Poor monsoon rainfall in India alongside a weakening euro zone outlook contributed to the latest cut in the growth projection, CRISIL said on Tuesday.
"The revised growth forecast assumes that the stretched fiscal situation will limit the ability of the government to give a generous stimulus to the economy," its statement said.
Growth in Asia's third-largest economy faltered to a nine-year low of 5.3 percent in the January-March quarter, due to stalled economic reforms and higher interest rates.
CRISIL, which is the India arm of Standard & Poor's, doesn't give a sovereign rating. S&P, which has a rating of BBB- on India, in April changed its outlook to negative from stable.
A Reuters poll last month showed that in the current fiscal year, India is expected to grow at its slowest pace in a decade, 6.3 percent. In the poll, Spanish bank BBVA's estimate was the lowest at 5.6 percent.

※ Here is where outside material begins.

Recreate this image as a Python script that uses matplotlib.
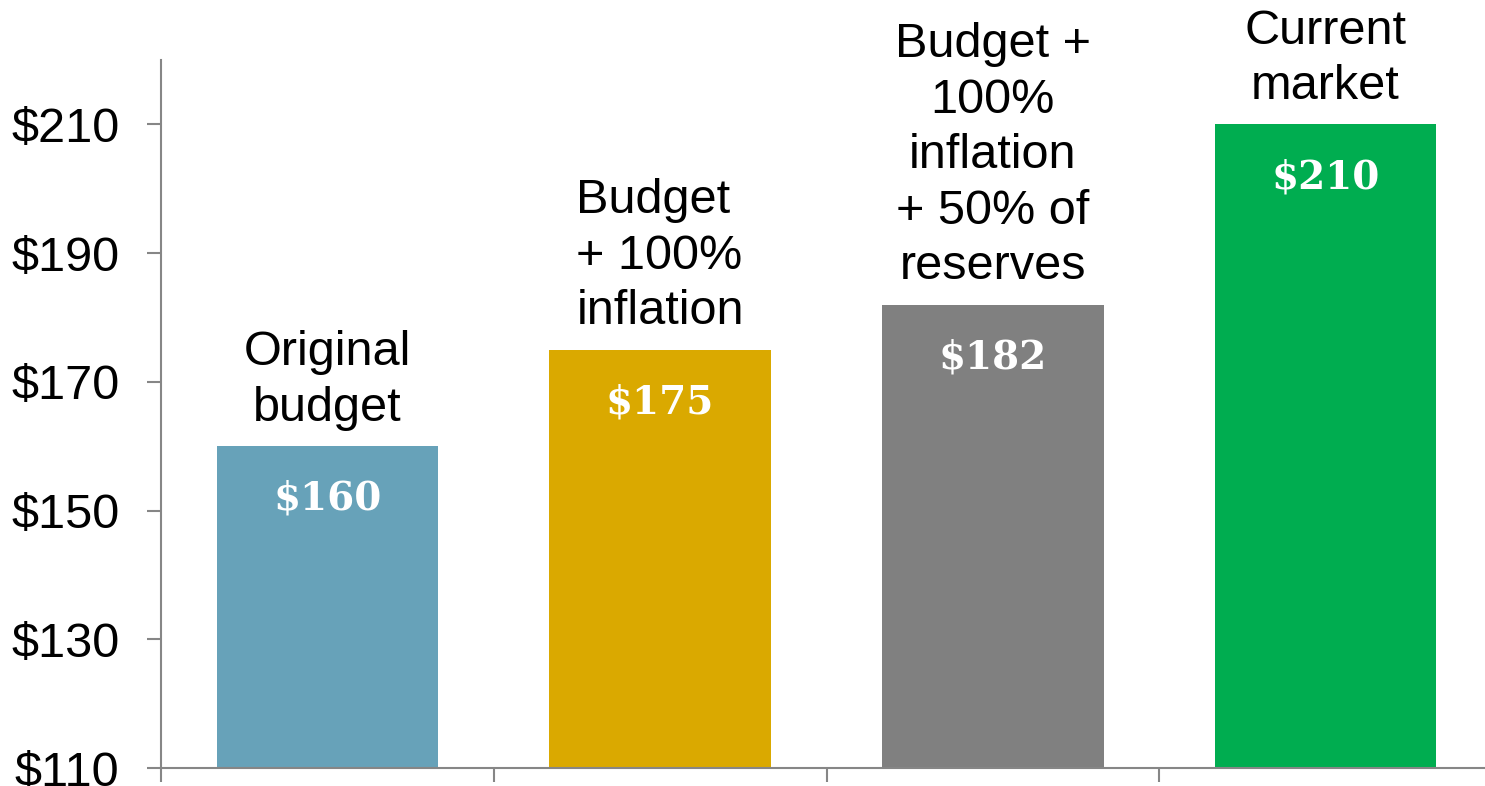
import numpy as np
import matplotlib.pyplot as plt

# chart data
categories = ['Original\nbudget', 'Budget\n+ 100%\ninflation',
              'Budget +\n100%\ninflation\n+ 50% of\nreserves', 'Current\nmarket']
values = [160, 175, 182, 210]
value_labels = ['$160', '$175', '$182', '$210']
colors = ['#67A2B9', '#DAA900', '#808080', '#00AD50']
label_align = ['center', 'left', 'center', 'center']
yticks = [110, 130, 150, 170, 190, 210]

plt.rcParams['font.family'] = ['Liberation Sans', 'DejaVu Sans']

fig = plt.figure(figsize=(14.85, 7.86), dpi=100)
ax = fig.add_axes([161 / 1485, 18 / 786, (1492 - 161) / 1485, (768 - 60) / 786])

x = np.arange(len(values))
ax.bar(x, np.array(values) - 110, bottom=110, width=0.665, color=colors, zorder=2)

for i, v in enumerate(values):
    ax.annotate(value_labels[i], (x[i], v), xytext=(0, -38), textcoords='offset points',
                ha='center', va='center', color='white', fontsize=28, fontweight='bold',
                family='DejaVu Serif')
    ax.annotate(categories[i], (x[i], v), xytext=(0, 11), textcoords='offset points',
                ha='center', va='bottom', fontsize=35, multialignment=label_align[i],
                linespacing=1.3)

ax.set_xlim(-0.5, 3.5)
ax.set_ylim(110, 220)
ax.set_yticks(yticks)
ax.set_yticklabels([f'${t}' for t in yticks], fontsize=35)
ax.set_xticks([-0.5, 0.5, 1.5, 2.5, 3.5])
ax.set_xticklabels([])

for s in ['top', 'right']:
    ax.spines[s].set_visible(False)
for s in ['left', 'bottom']:
    ax.spines[s].set_color('#868686')
    ax.spines[s].set_linewidth(1.5)
ax.tick_params(axis='both', color='#868686', width=1.5, length=10)
ax.tick_params(axis='y', pad=20)

fig.savefig('out.png', dpi=100)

On July 31, in its quarterly review of monetary policy, the Reserve Bank of India cut the economy's growth forecast for the current fiscal year to 6.5 percent from 7.3 percent.
Slowing growth has put pressure on investments, hurting the pace of industrial expansion over the last few months. A Reuters poll projects factory output expansion at 1.0 percent in June, from 2.4 percent in May.
INFLATION FORECAST RAISED
CRISIL also raised inflation projection for 2012/13 to 8 percent from 7 percent, factoring in the impact of a bad monsoon, which would raise food prices.
The Reserve Bank of India (RBI) has been reiterating concerns over rising food prices alongside a high subsidy bill, which could worsen the fiscal deficit. The summer drought has put a question mark over the government's ability to raise fuel prices.
India's new finance minister P. Chidambaram on Monday attempted to soothe investors by pledging action to bring government finances under control.
"Swift policy action to solve issues related to mining, land acquisition and speedy clearance of projects can create upside to the growth projection," CRISIL said.
The government's target of reining in the fiscal deficit to 5.1 percent of gross domestic product looks increasingly elusive because of subdued tax collections and slowing growth, economists say.
In the financial year ended March, the government's fiscal deficit climbed to 5.76 percent of GDP, far above the initial budgeted projection of 4.6 percent.